» EXERCISE OBJECTIVE
Go through the data below and gather each line containing "matplotlib".

» DATA SECTION
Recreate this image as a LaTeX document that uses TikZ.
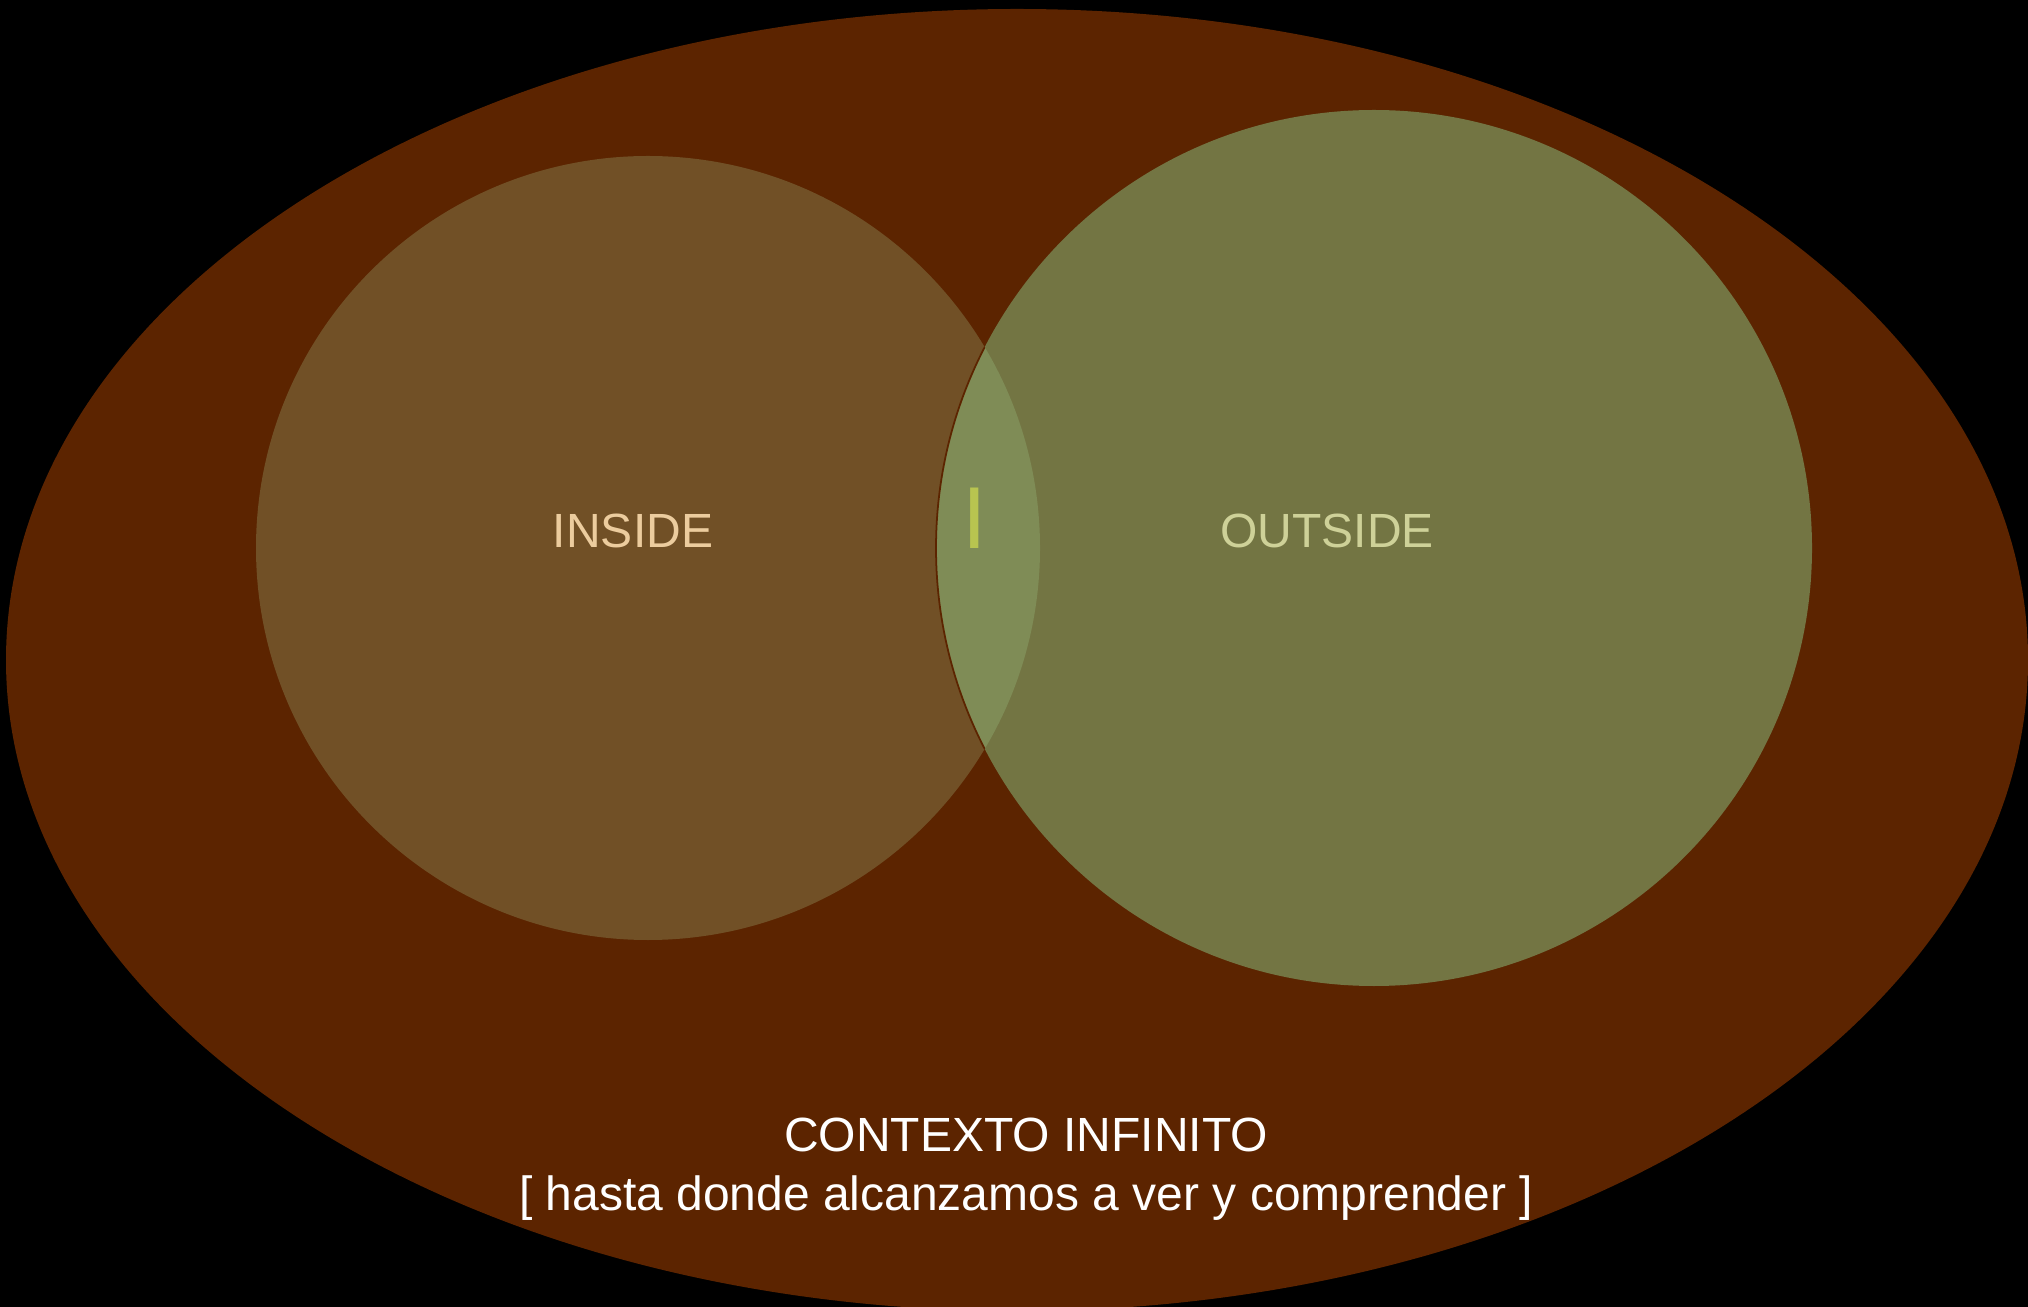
--
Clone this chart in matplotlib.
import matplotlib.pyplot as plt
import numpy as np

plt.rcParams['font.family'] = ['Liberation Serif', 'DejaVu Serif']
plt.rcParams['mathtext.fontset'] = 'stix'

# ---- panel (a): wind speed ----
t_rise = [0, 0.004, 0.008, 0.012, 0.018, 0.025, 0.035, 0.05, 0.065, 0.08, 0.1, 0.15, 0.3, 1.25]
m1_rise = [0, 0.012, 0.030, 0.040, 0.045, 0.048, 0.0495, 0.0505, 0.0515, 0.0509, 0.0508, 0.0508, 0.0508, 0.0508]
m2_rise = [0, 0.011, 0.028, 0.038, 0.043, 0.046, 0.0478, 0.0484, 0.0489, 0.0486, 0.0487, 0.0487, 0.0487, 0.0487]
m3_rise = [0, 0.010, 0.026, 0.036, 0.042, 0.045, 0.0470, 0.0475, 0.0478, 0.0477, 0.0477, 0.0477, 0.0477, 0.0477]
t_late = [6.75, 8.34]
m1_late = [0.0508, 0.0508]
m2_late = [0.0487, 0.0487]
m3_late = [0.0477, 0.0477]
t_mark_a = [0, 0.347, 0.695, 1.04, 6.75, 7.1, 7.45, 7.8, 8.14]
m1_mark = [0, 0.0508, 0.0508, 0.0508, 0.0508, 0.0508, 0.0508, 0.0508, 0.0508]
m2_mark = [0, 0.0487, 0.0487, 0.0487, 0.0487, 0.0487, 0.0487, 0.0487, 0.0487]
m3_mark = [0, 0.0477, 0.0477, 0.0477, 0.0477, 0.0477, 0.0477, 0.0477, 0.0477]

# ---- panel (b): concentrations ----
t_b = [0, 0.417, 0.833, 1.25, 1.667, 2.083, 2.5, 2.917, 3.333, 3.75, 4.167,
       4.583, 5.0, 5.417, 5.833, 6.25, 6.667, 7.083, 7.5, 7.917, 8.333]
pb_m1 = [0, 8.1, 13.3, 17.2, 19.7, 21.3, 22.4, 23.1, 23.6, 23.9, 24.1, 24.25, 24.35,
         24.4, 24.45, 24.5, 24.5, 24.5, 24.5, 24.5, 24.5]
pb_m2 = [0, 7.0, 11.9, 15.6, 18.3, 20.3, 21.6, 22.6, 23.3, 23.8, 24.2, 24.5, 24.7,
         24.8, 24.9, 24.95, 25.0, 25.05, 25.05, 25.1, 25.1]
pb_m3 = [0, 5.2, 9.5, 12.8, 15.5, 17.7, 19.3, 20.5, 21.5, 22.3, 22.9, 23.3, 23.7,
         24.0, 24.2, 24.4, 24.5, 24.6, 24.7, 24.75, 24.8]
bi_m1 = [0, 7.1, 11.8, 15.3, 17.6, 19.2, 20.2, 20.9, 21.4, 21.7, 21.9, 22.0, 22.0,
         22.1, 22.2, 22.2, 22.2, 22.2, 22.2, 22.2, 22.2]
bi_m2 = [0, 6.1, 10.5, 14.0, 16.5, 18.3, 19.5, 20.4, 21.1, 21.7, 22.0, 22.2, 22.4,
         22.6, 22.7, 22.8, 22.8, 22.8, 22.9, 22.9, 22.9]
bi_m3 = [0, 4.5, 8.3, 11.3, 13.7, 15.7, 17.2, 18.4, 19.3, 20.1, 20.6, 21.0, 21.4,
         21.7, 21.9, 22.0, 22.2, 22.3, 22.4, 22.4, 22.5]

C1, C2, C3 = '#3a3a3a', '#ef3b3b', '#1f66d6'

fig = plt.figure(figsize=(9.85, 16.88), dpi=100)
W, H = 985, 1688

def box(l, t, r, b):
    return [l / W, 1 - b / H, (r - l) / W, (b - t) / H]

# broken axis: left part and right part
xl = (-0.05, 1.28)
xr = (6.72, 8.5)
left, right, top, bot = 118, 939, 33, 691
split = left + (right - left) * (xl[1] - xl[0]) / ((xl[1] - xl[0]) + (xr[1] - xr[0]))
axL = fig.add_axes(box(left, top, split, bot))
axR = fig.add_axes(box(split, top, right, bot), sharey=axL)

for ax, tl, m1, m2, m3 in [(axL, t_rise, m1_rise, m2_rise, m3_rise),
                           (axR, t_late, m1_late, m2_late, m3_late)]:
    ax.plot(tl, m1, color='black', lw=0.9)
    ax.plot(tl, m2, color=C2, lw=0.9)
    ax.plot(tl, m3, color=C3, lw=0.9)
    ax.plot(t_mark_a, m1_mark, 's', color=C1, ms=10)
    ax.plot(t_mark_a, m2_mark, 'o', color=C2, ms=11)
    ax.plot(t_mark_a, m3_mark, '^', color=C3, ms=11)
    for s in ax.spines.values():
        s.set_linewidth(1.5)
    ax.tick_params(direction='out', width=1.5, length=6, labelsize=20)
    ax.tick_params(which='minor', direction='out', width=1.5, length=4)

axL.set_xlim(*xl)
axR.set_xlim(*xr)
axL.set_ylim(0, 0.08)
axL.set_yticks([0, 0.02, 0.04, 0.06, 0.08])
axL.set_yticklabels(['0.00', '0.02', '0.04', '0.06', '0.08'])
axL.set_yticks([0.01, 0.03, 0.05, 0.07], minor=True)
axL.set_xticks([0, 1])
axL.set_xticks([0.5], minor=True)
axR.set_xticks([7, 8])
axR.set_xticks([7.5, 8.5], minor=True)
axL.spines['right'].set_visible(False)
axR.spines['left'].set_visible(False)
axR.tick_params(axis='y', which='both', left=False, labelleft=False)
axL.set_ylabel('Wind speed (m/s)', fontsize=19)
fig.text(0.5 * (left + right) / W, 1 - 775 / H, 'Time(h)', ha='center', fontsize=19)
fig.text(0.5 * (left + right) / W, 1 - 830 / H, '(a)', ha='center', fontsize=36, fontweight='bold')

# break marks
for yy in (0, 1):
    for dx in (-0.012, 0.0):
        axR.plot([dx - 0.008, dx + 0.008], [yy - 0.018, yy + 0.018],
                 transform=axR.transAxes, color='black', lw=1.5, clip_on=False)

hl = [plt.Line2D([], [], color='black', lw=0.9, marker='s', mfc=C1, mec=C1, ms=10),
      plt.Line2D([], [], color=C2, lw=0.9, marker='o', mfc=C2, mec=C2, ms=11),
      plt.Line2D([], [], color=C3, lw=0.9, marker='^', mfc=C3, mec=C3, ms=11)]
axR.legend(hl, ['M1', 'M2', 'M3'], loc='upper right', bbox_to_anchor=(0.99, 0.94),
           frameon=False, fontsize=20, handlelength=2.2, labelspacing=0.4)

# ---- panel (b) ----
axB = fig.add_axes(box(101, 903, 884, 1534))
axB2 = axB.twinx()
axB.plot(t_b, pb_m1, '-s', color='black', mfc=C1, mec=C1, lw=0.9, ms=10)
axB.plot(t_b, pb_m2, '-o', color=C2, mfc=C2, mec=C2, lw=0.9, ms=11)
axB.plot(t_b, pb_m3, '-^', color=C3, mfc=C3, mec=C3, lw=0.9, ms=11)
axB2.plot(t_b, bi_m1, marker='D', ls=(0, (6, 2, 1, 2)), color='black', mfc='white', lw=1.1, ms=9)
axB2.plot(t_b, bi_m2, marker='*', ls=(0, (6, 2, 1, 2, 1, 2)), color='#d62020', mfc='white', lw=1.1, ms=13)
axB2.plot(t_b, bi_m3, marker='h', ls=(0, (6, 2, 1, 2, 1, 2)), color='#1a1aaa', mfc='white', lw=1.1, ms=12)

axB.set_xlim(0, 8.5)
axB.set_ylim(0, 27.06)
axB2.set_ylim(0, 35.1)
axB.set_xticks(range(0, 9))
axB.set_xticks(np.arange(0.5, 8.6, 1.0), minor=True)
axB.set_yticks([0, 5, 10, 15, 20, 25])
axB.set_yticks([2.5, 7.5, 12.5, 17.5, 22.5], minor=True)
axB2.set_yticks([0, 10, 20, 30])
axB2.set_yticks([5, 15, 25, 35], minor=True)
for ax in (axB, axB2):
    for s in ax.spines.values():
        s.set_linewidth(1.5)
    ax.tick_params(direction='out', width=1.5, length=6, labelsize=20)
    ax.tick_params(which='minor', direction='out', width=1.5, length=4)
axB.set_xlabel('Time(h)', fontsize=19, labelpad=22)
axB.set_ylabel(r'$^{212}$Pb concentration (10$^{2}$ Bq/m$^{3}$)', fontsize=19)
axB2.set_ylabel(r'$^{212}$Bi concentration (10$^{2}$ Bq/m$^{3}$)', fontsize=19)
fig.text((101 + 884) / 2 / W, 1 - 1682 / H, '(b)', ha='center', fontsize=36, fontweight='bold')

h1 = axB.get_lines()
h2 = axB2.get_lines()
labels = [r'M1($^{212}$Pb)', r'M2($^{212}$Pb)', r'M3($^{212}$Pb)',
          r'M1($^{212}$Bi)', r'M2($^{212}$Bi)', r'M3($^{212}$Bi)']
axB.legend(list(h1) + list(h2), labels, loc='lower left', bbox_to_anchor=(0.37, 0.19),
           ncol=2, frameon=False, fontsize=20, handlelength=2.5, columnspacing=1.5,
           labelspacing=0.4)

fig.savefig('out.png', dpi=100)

» WORKED ANSWER
Clone this chart in matplotlib.
import matplotlib.pyplot as plt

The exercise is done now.